--- START Provided material ---

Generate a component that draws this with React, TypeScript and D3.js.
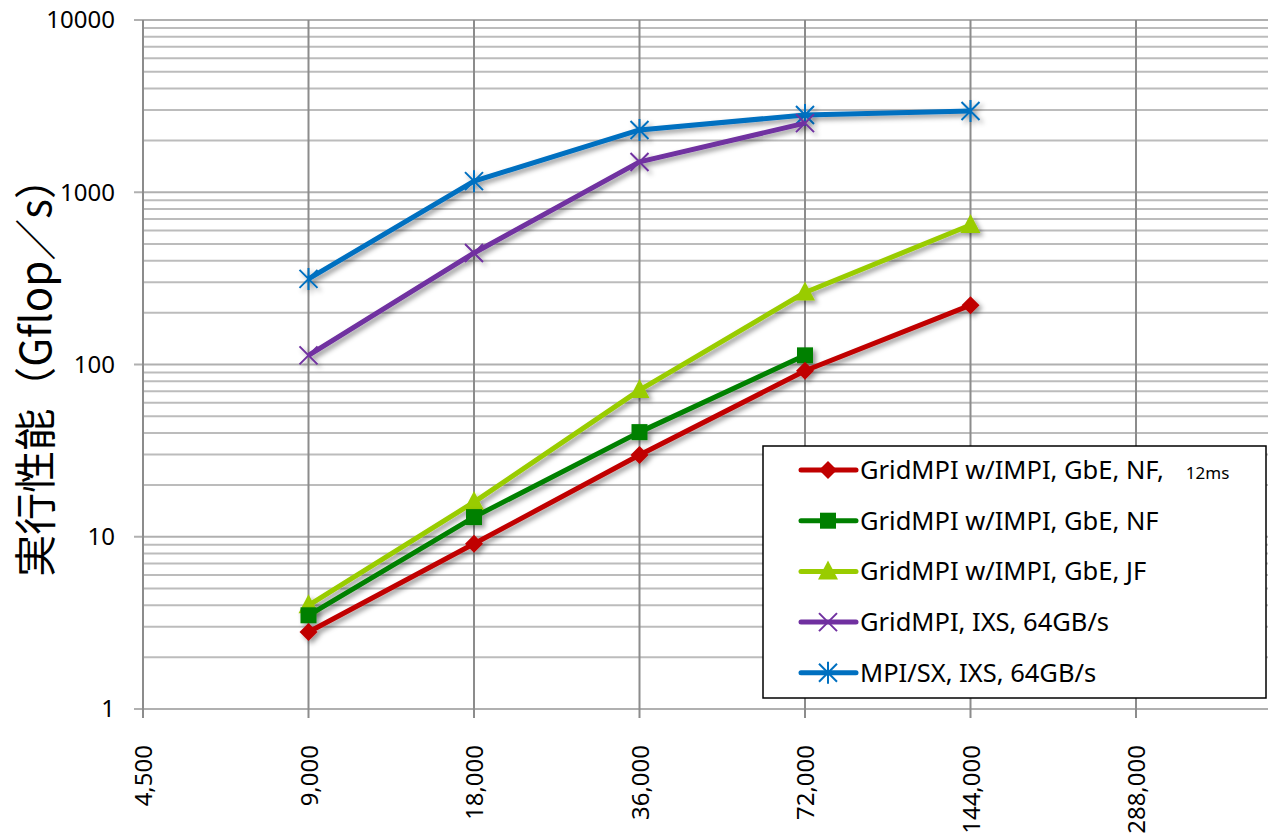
import React from "react";
import * as d3 from "d3";

const xValues = [9000, 18000, 36000, 72000, 144000];
const xTicks = [4500, 9000, 18000, 36000, 72000, 144000, 288000, 576000];
const yTicks = [1, 10, 100, 1000, 10000];

const redValues = [2.8, 9.1, 29.8, 92, 221];
const greenValues = [3.5, 13, 40.5, 113];
const limeValues = [4.0, 15.9, 71, 262, 645];
const purpleValues = [113, 444, 1500, 2520];
const blueValues = [314, 1160, 2300, 2810, 2960];

const seriesNames = [
  "GridMPI w/IMPI, GbE, NF,",
  "GridMPI w/IMPI, GbE, NF",
  "GridMPI w/IMPI, GbE, JF",
  "GridMPI, IXS, 64GB/s",
  "MPI/SX, IXS, 64GB/s",
];

type Series = { name: string; values: number[]; color: string; marker: string };

const series: Series[] = [
  { name: seriesNames[4], values: blueValues, color: "#0070c0", marker: "asterisk" },
  { name: seriesNames[3], values: purpleValues, color: "#7030a0", marker: "x" },
  { name: seriesNames[2], values: limeValues, color: "#99cc00", marker: "triangle" },
  { name: seriesNames[1], values: greenValues, color: "#008000", marker: "square" },
  { name: seriesNames[0], values: redValues, color: "#c00000", marker: "diamond" },
];

const W = 1268;
const H = 839;
const FONT = "'Noto Sans', 'Open Sans', sans-serif";

function Marker({ type, x, y, color }: { type: string; x: number; y: number; color: string }) {
  if (type === "diamond") {
    const s = 9;
    return <path d={`M${x},${y - s}L${x + s},${y}L${x},${y + s}L${x - s},${y}Z`} fill={color} />;
  }
  if (type === "square") {
    const s = 8;
    return <rect x={x - s} y={y - s} width={2 * s} height={2 * s} fill={color} />;
  }
  if (type === "triangle") {
    const s = 10;
    return <path d={`M${x},${y - s - 1}L${x + s},${y + s - 2}L${x - s},${y + s - 2}Z`} fill={color} />;
  }
  if (type === "x") {
    const s = 9;
    return (
      <path d={`M${x - s},${y - s}L${x + s},${y + s}M${x - s},${y + s}L${x + s},${y - s}`} stroke={color} strokeWidth={2} />
    );
  }
  const s = 9;
  return (
    <path
      d={`M${x - s},${y - s}L${x + s},${y + s}M${x - s},${y + s}L${x + s},${y - s}M${x},${y - s - 2}L${x},${y + s + 2}`}
      stroke={color}
      strokeWidth={2}
    />
  );
}

export default function App() {
  const x = d3.scaleLog().base(2).domain([4500, 288000]).range([143, 1136]);
  const y = d3.scaleLog().domain([1, 10000]).range([709, 20]);

  const minorY: number[] = [];
  for (let d = 1; d < 10000; d *= 10) {
    for (let k = 2; k <= 9; k++) minorY.push(d * k);
  }

  const line = d3
    .line<[number, number]>()
    .x((d) => x(d[0]))
    .y((d) => y(d[1]));

  const legendRows = [
    { name: seriesNames[0], color: "#c00000", marker: "diamond" },
    { name: seriesNames[1], color: "#008000", marker: "square" },
    { name: seriesNames[2], color: "#99cc00", marker: "triangle" },
    { name: seriesNames[3], color: "#7030a0", marker: "x" },
    { name: seriesNames[4], color: "#0070c0", marker: "asterisk" },
  ];

  return (
    <div style={{ position: "absolute", left: 0, top: 0 }}>
      <svg width={W} height={H} style={{ display: "block", background: "#fff" }}>
        <defs>
          <filter id="shadow" x="-10%" y="-10%" width="120%" height="130%">
            <feDropShadow dx={3} dy={3} stdDeviation={2.5} floodColor="#000" floodOpacity={0.4} />
          </filter>
        </defs>
        {/* minor horizontal grid */}
        {minorY.map((v) => (
          <line key={"m" + v} x1={143} x2={W} y1={y(v)} y2={y(v)} stroke="#bcbcbc" strokeWidth={2} />
        ))}
        {yTicks.map((v) => (
          <line key={"g" + v} x1={134} x2={W} y1={y(v)} y2={y(v)} stroke="#b0b0b0" strokeWidth={2} />
        ))}
        {/* vertical grid */}
        {xTicks.map((v) => (
          <line key={"v" + v} x1={x(v)} x2={x(v)} y1={20} y2={718} stroke="#8c8c8c" strokeWidth={2} />
        ))}
        {/* y labels */}
        {yTicks.map((v) => (
          <text key={"yl" + v} x={115} y={y(v)} dy="0.35em" textAnchor="end" fontFamily={FONT} fontSize={24} fill="#000">
            {v}
          </text>
        ))}
        {/* x labels */}
        {xTicks.slice(0, 7).map((v) => (
          <text
            key={"xl" + v}
            transform={`translate(${x(v) + 9},745) rotate(-90)`}
            textAnchor="end"
            fontFamily={FONT}
            fontSize={24}
            fill="#000"
          >
            {d3.format(",")(v)}
          </text>
        ))}
        {/* y title */}
        <text
          transform="translate(51,367) rotate(-90)"
          textAnchor="middle"
          fontFamily="'Noto Sans CJK JP', sans-serif"
          fontSize={42}
          fill="#000"
        >
          実行性能（Gflop／s）
        </text>
        {/* series */}
        {series.map((s) => {
          const pts: [number, number][] = s.values.map((v, i) => [xValues[i], v]);
          return (
            <g key={s.name + s.marker} filter="url(#shadow)">
              <path d={line(pts) || ""} fill="none" stroke={s.color} strokeWidth={5} strokeLinejoin="round" />
              {pts.map((p, i) => (
                <Marker key={i} type={s.marker} x={x(p[0])} y={y(p[1])} color={s.color} />
              ))}
            </g>
          );
        })}
        {/* legend */}
        <rect x={763} y={446} width={503} height={252} fill="#fff" stroke="#000" strokeWidth={1.5} />
        {legendRows.map((r, i) => {
          const cy = 470 + i * 50.7;
          return (
            <g key={"lg" + i}>
              <line x1={801} x2={856} y1={cy} y2={cy} stroke={r.color} strokeWidth={5} strokeLinecap="round" />
              <Marker type={r.marker} x={828} y={cy} color={r.color} />
              <text x={860} y={cy} dy="0.35em" fontFamily={FONT} fontSize={25.5} fill="#000">
                {r.name}
                {i === 0 ? (
                  <tspan fontSize={17} dx={22}>
                    12ms
                  </tspan>
                ) : null}
              </text>
            </g>
          );
        })}
      </svg>
    </div>
  );
}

--- END Provided material ---

> _Stated exercise_
Are you able to set down all the lines above exactly, without any pictures?

> _Reply_
Generate a component that draws this with React, TypeScript and D3.js.
import React from "react";
import * as d3 from "d3";

const xValues = [9000, 18000, 36000, 72000, 144000];
const xTicks = [4500, 9000, 18000, 36000, 72000, 144000, 288000, 576000];
const yTicks = [1, 10, 100, 1000, 10000];

const redValues = [2.8, 9.1, 29.8, 92, 221];
const greenValues = [3.5, 13, 40.5, 113];
const limeValues = [4.0, 15.9, 71, 262, 645];
const purpleValues = [113, 444, 1500, 2520];
const blueValues = [314, 1160, 2300, 2810, 2960];

const seriesNames = [
  "GridMPI w/IMPI, GbE, NF,",
  "GridMPI w/IMPI, GbE, NF",
  "GridMPI w/IMPI, GbE, JF",
  "GridMPI, IXS, 64GB/s",
  "MPI/SX, IXS, 64GB/s",
];

type Series = { name: string; values: number[]; color: string; marker: string };

const series: Series[] = [
  { name: seriesNames[4], values: blueValues, color: "#0070c0", marker: "asterisk" },
  { name: seriesNames[3], values: purpleValues, color: "#7030a0", marker: "x" },
  { name: seriesNames[2], values: limeValues, color: "#99cc00", marker: "triangle" },
  { name: seriesNames[1], values: greenValues, color: "#008000", marker: "square" },
  { name: seriesNames[0], values: redValues, color: "#c00000", marker: "diamond" },
];

const W = 1268;
const H = 839;
const FONT = "'Noto Sans', 'Open Sans', sans-serif";

function Marker({ type, x, y, color }: { type: string; x: number; y: number; color: string }) {
  if (type === "diamond") {
    const s = 9;
    return <path d={`M${x},${y - s}L${x + s},${y}L${x},${y + s}L${x - s},${y}Z`} fill={color} />;
  }
  if (type === "square") {
    const s = 8;
    return <rect x={x - s} y={y - s} width={2 * s} height={2 * s} fill={color} />;
  }
  if (type === "triangle") {
    const s = 10;
    return <path d={`M${x},${y - s - 1}L${x + s},${y + s - 2}L${x - s},${y + s - 2}Z`} fill={color} />;
  }
  if (type === "x") {
    const s = 9;
    return (
      <path d={`M${x - s},${y - s}L${x + s},${y + s}M${x - s},${y + s}L${x + s},${y - s}`} stroke={color} strokeWidth={2} />
    );
  }
  const s = 9;
  return (
    <path
      d={`M${x - s},${y - s}L${x + s},${y + s}M${x - s},${y + s}L${x + s},${y - s}M${x},${y - s - 2}L${x},${y + s + 2}`}
      stroke={color}
      strokeWidth={2}
    />
  );
}

export default function App() {
  const x = d3.scaleLog().base(2).domain([4500, 288000]).range([143, 1136]);
  const y = d3.scaleLog().domain([1, 10000]).range([709, 20]);

  const minorY: number[] = [];
  for (let d = 1; d < 10000; d *= 10) {
    for (let k = 2; k <= 9; k++) minorY.push(d * k);
  }

  const line = d3
    .line<[number, number]>()
    .x((d) => x(d[0]))
    .y((d) => y(d[1]));

  const legendRows = [
    { name: seriesNames[0], color: "#c00000", marker: "diamond" },
    { name: seriesNames[1], color: "#008000", marker: "square" },
    { name: seriesNames[2], color: "#99cc00", marker: "triangle" },
    { name: seriesNames[3], color: "#7030a0", marker: "x" },
    { name: seriesNames[4], color: "#0070c0", marker: "asterisk" },
  ];

  return (
    <div style={{ position: "absolute", left: 0, top: 0 }}>
      <svg width={W} height={H} style={{ display: "block", background: "#fff" }}>
        <defs>
          <filter id="shadow" x="-10%" y="-10%" width="120%" height="130%">
            <feDropShadow dx={3} dy={3} stdDeviation={2.5} floodColor="#000" floodOpacity={0.4} />
          </filter>
        </defs>
        {/* minor horizontal grid */}
        {minorY.map((v) => (
          <line key={"m" + v} x1={143} x2={W} y1={y(v)} y2={y(v)} stroke="#bcbcbc" strokeWidth={2} />
        ))}
        {yTicks.map((v) => (
          <line key={"g" + v} x1={134} x2={W} y1={y(v)} y2={y(v)} stroke="#b0b0b0" strokeWidth={2} />
        ))}
        {/* vertical grid */}
        {xTicks.map((v) => (
          <line key={"v" + v} x1={x(v)} x2={x(v)} y1={20} y2={718} stroke="#8c8c8c" strokeWidth={2} />
        ))}
        {/* y labels */}
        {yTicks.map((v) => (
          <text key={"yl" + v} x={115} y={y(v)} dy="0.35em" textAnchor="end" fontFamily={FONT} fontSize={24} fill="#000">
            {v}
          </text>
        ))}
        {/* x labels */}
        {xTicks.slice(0, 7).map((v) => (
          <text
            key={"xl" + v}
            transform={`translate(${x(v) + 9},745) rotate(-90)`}
            textAnchor="end"
            fontFamily={FONT}
            fontSize={24}
            fill="#000"
          >
            {d3.format(",")(v)}
          </text>
        ))}
        {/* y title */}
        <text
          transform="translate(51,367) rotate(-90)"
          textAnchor="middle"
          fontFamily="'Noto Sans CJK JP', sans-serif"
          fontSize={42}
          fill="#000"
        >
          実行性能（Gflop／s）
        </text>
        {/* series */}
        {series.map((s) => {
          const pts: [number, number][] = s.values.map((v, i) => [xValues[i], v]);
          return (
            <g key={s.name + s.marker} filter="url(#shadow)">
              <path d={line(pts) || ""} fill="none" stroke={s.color} strokeWidth={5} strokeLinejoin="round" />
              {pts.map((p, i) => (
                <Marker key={i} type={s.marker} x={x(p[0])} y={y(p[1])} color={s.color} />
              ))}
            </g>
          );
        })}
        {/* legend */}
        <rect x={763} y={446} width={503} height={252} fill="#fff" stroke="#000" strokeWidth={1.5} />
        {legendRows.map((r, i) => {
          const cy = 470 + i * 50.7;
          return (
            <g key={"lg" + i}>
              <line x1={801} x2={856} y1={cy} y2={cy} stroke={r.color} strokeWidth={5} strokeLinecap="round" />
              <Marker type={r.marker} x={828} y={cy} color={r.color} />
              <text x={860} y={cy} dy="0.35em" fontFamily={FONT} fontSize={25.5} fill="#000">
                {r.name}
                {i === 0 ? (
                  <tspan fontSize={17} dx={22}>
                    12ms
                  </tspan>
                ) : null}
              </text>
            </g>
          );
        })}
      </svg>
    </div>
  );
}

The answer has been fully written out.